# [Exercise prompt]
Your job is to retype all of the data word for word, leaving every image out.

# [Source data]
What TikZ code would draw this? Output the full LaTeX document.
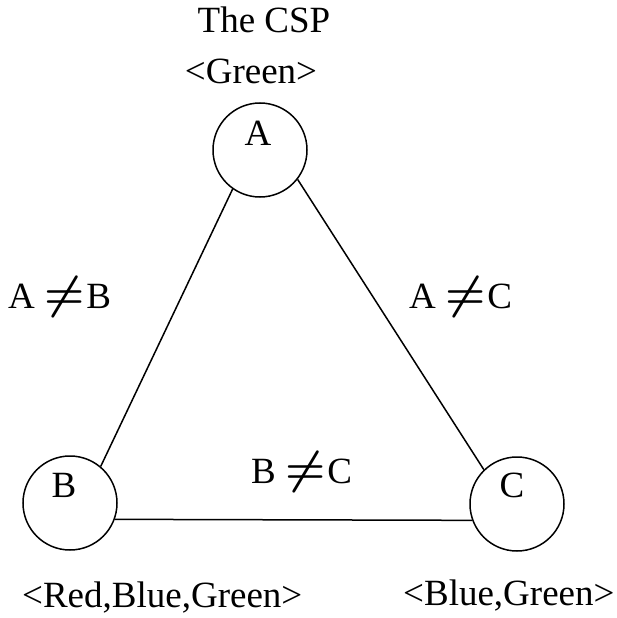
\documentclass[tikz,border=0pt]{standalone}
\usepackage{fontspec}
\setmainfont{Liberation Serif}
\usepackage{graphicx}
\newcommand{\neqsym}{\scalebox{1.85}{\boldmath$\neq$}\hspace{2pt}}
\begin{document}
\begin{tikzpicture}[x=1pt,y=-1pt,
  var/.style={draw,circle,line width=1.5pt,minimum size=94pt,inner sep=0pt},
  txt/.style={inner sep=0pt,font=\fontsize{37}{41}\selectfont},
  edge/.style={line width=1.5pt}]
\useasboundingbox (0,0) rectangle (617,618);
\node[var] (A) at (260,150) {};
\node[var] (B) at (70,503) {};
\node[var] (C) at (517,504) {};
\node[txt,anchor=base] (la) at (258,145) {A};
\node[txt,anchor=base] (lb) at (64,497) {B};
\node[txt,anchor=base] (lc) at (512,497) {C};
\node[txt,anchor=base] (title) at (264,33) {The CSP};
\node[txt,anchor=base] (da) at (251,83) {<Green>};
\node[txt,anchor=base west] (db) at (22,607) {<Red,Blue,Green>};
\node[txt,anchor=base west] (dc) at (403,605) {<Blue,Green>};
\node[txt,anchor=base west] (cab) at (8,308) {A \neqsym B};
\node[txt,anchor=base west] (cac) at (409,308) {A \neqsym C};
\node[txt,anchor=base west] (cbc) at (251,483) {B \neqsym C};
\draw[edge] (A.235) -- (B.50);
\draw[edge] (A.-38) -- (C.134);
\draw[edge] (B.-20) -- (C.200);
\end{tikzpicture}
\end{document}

# [Written answer]
What TikZ code would draw this? Output the full LaTeX document.
\documentclass[tikz,border=0pt]{standalone}
\usepackage{fontspec}
\setmainfont{Liberation Serif}
\usepackage{graphicx}
\newcommand{\neqsym}{\scalebox{1.85}{\boldmath$\neq$}\hspace{2pt}}
\begin{document}
\begin{tikzpicture}[x=1pt,y=-1pt,
  var/.style={draw,circle,line width=1.5pt,minimum size=94pt,inner sep=0pt},
  txt/.style={inner sep=0pt,font=\fontsize{37}{41}\selectfont},
  edge/.style={line width=1.5pt}]
\useasboundingbox (0,0) rectangle (617,618);
\node[var] (A) at (260,150) {};
\node[var] (B) at (70,503) {};
\node[var] (C) at (517,504) {};
\node[txt,anchor=base] (la) at (258,145) {A};
\node[txt,anchor=base] (lb) at (64,497) {B};
\node[txt,anchor=base] (lc) at (512,497) {C};
\node[txt,anchor=base] (title) at (264,33) {The CSP};
\node[txt,anchor=base] (da) at (251,83) {<Green>};
\node[txt,anchor=base west] (db) at (22,607) {<Red,Blue,Green>};
\node[txt,anchor=base west] (dc) at (403,605) {<Blue,Green>};
\node[txt,anchor=base west] (cab) at (8,308) {A \neqsym B};
\node[txt,anchor=base west] (cac) at (409,308) {A \neqsym C};
\node[txt,anchor=base west] (cbc) at (251,483) {B \neqsym C};
\draw[edge] (A.235) -- (B.50);
\draw[edge] (A.-38) -- (C.134);
\draw[edge] (B.-20) -- (C.200);
\end{tikzpicture}
\end{document}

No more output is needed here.